Да, напоследок: в детстве, отрочестве и юности я знавал одну старуху, которая жила-жила да и умерла; знал и некоторые обстоятельства её жизни; ещё до первой попытки я уже знал, что тему надо будет “пропустить сквозь неё”; не знаю почему, но я счёл обязательным сохранить её точное имя-отчество-фамилию, а равно и часть жизненных обстоятельств, как и точные приметы времени её последних дней; остальное додумано или воображено – “как вам больше понравится”.
Юрий Малецкий
Памяти Г.А. Атливанниковой и каждого человека
…Живая жизнь давно уж позади.
Передового нет, и я, как есть,
На роковой стою очереди.
Ф. Тютчев
Старуха должна была умереть в простом порядке очередности: ей шел восемьдесят восьмой год; все ее знакомые сверстники умерли; теперь ее очередь.
Последним между нею и смертью стоял Марк. Марк Борисович Иткин, ее троюродный брат, стародавний, с детства, друг и некогда, в смутные времена 20-х, ее фиктивный муж и фиктивный отец ее дочери Зары. Вся его жизнь была сменой навязчивых целей, подчинявших его себе без остатка; уже несколько лет как этою целью стало – “умереть завтра”. “Умереть? Да Бога ради. После того, что я пережил и все время продолжаю переживать, пока живу, смерть – это чистый мед! Это бальзам на все мои раны! Да, да и еще раз да. Но не сегодня. Как раз сегодня я занят. Вот завтра – умру с превеликим удовольствием. Для того и живу еще, чтобы завтра – умереть с удовольствием”. Очевидно, именно с этой целью Марк ежедневно ложился в 9, вставал в 5.30 и отмахивал не менее трех километров, следя по секундомеру, чтобы сделать в минуту не менее ста двадцати шагов. Ту же процедуру повторял он и перед сном; и что же? За свои усилия был он вознагражден, перенеся уже три инфаркта, а все оставаясь, если ему верить, “свежим, как рыночный творожок”.
Такому торжеству оздоровительной физкультуры, помноженной на человеческую дисциплину, можно было только поаплодировать. Марк выигрывал “всухую”; увы, противник его был не из тех, у кого выигрывать можно до бесконечности. Последовал четвертый инфаркт – и смерть догнала скорохода. Игра была прервана самым бесцеремонным, да к тому ж и нечестным образом: продолжая вести в счете 3:1, Марк вынужден был унести свой выигрыш в могилу. Он умер.
Значит, перед ней – никого. Она крайняя; умирать теперь – ей.

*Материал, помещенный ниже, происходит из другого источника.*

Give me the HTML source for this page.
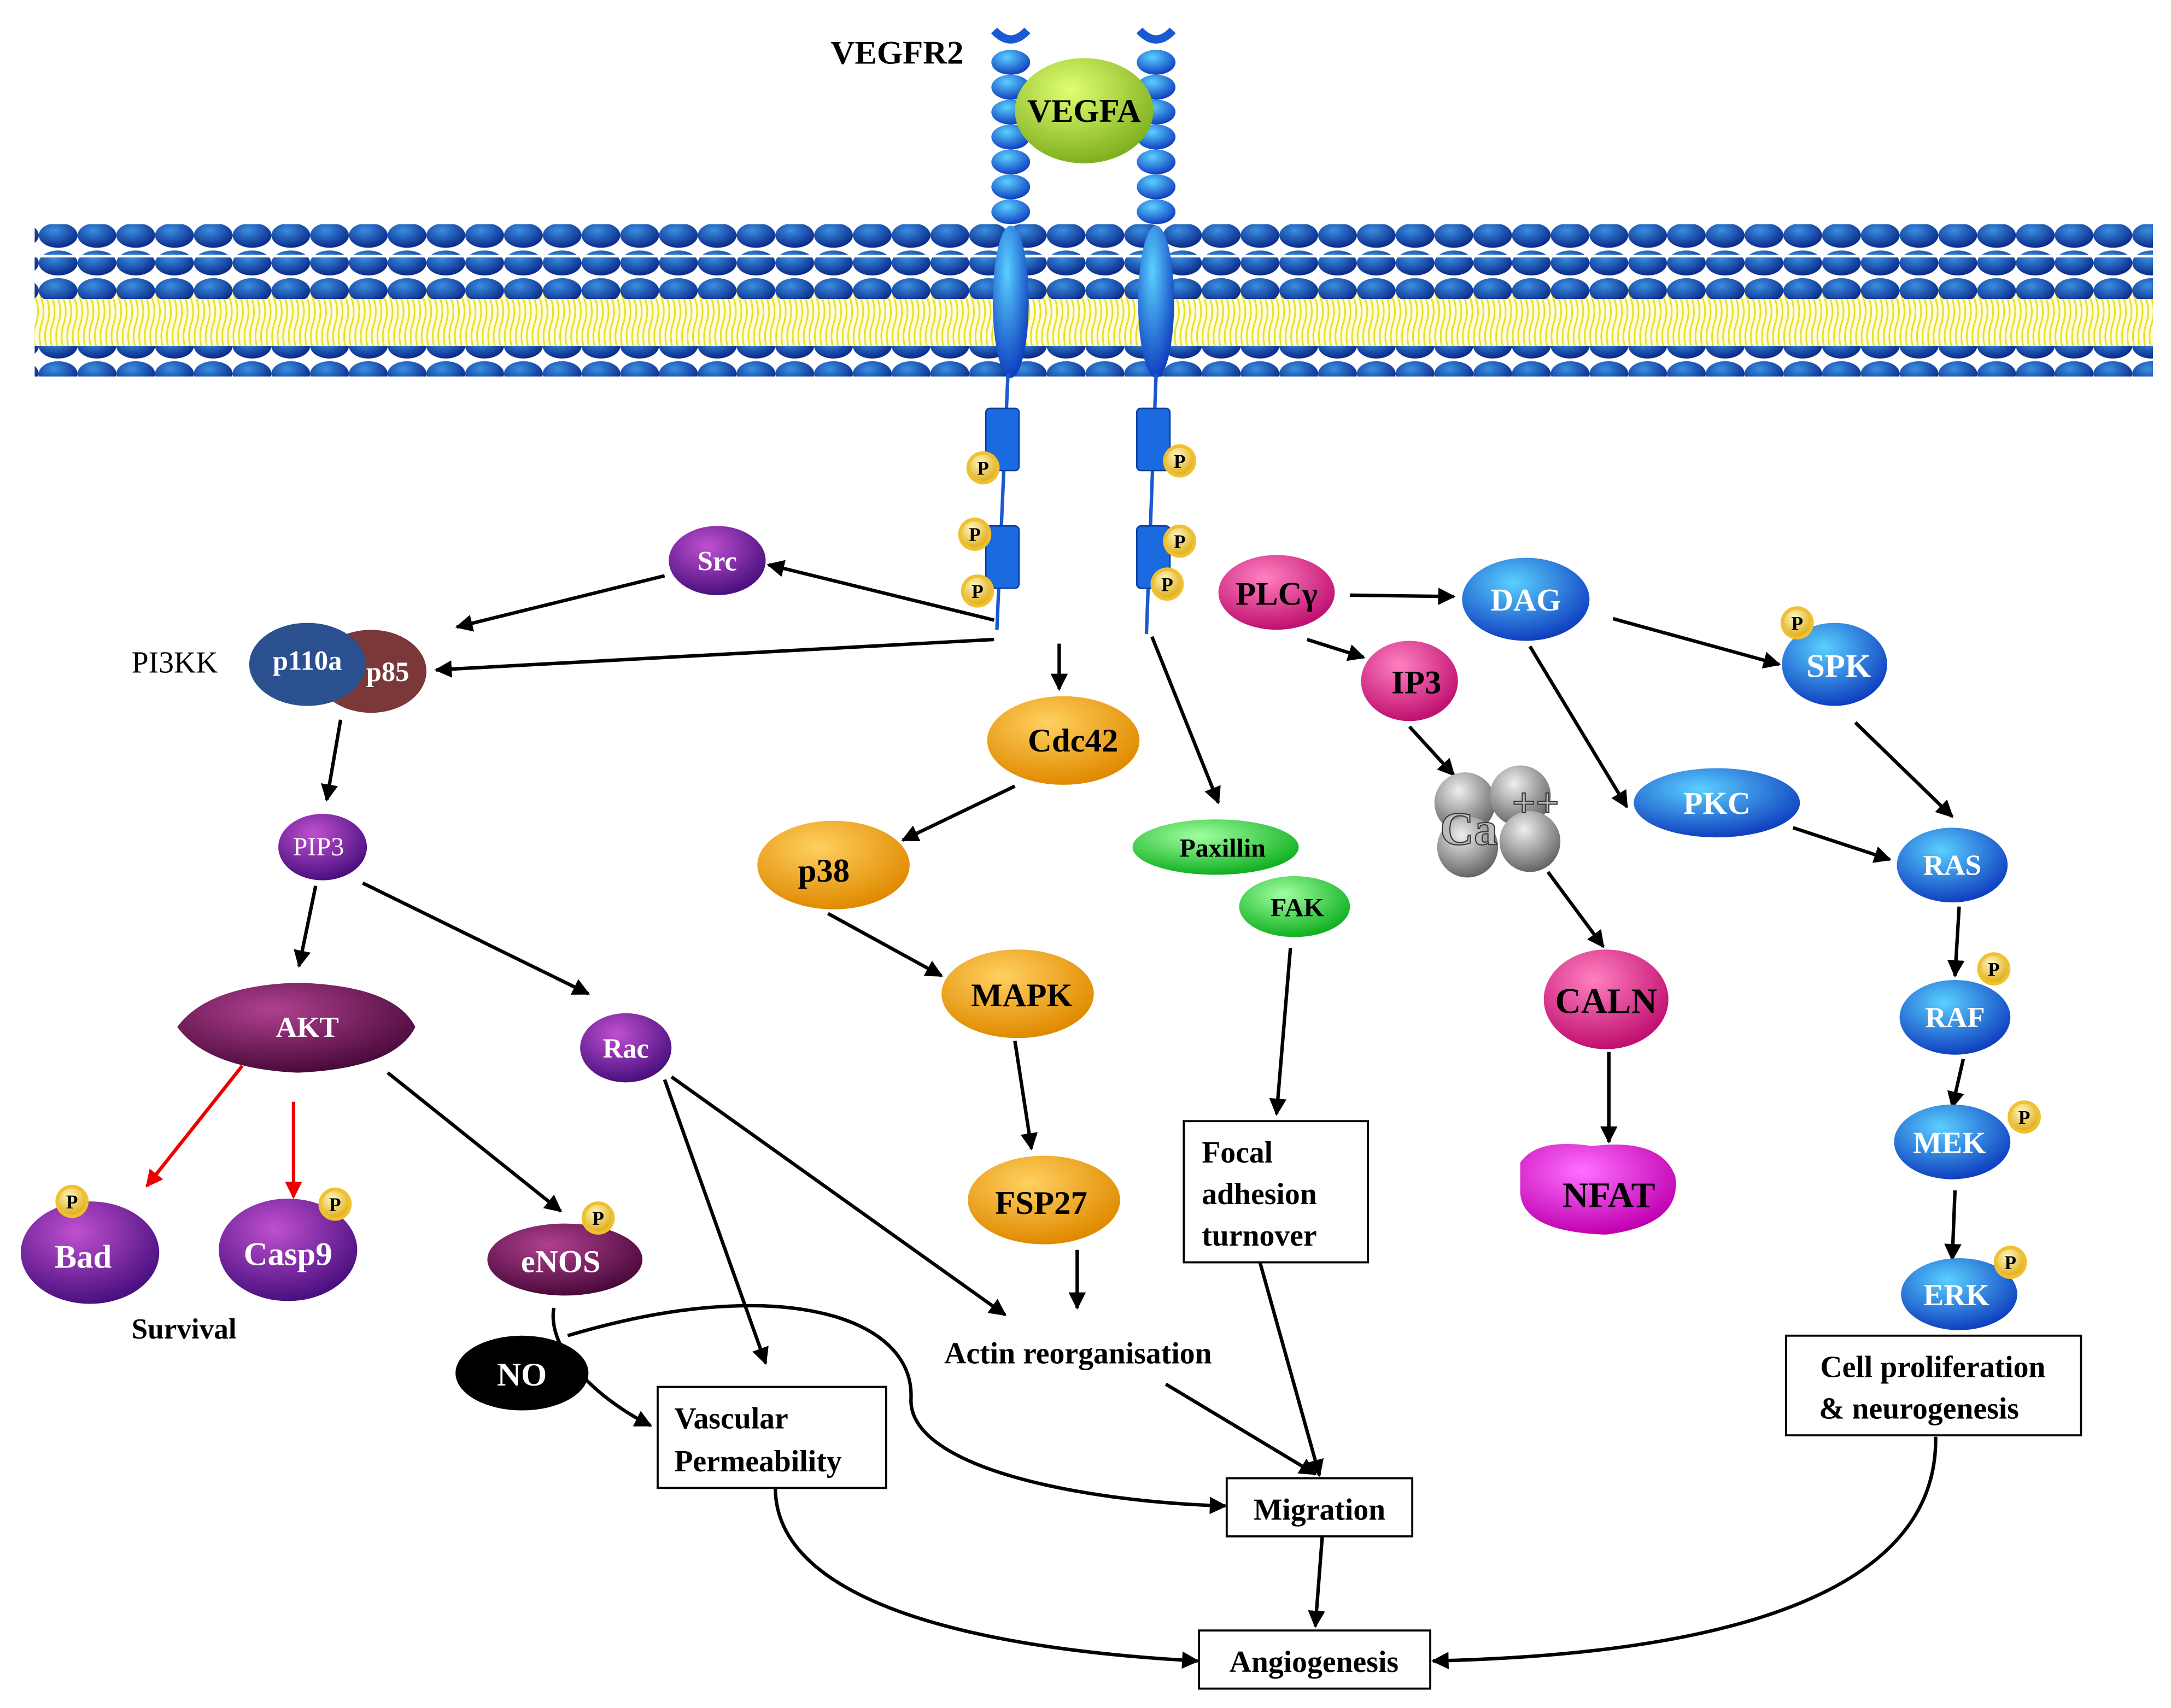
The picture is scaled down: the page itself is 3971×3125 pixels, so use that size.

Что ж, надо признать: вовремя. Восемьдесят семь это 87. Галя Абрамовна Атливанникова ослепла на один глаз – катаракта – и плохо видела вторым. Кончики пальцев ее словно ороговели, онемев от слишком медленного движения крови, почти не давая более осязательного опознания даже самых знакомых вещей. Еще в 34-м, после скарлатины, перенесенной во взрослом возрасте, она стала туговата на ухо, а в 57-м, похоронив единственную дочь, умершую во цвете лет нелепейшей смертью – от укуса клеща, – Галя Абрамовна от горя оглохла совсем.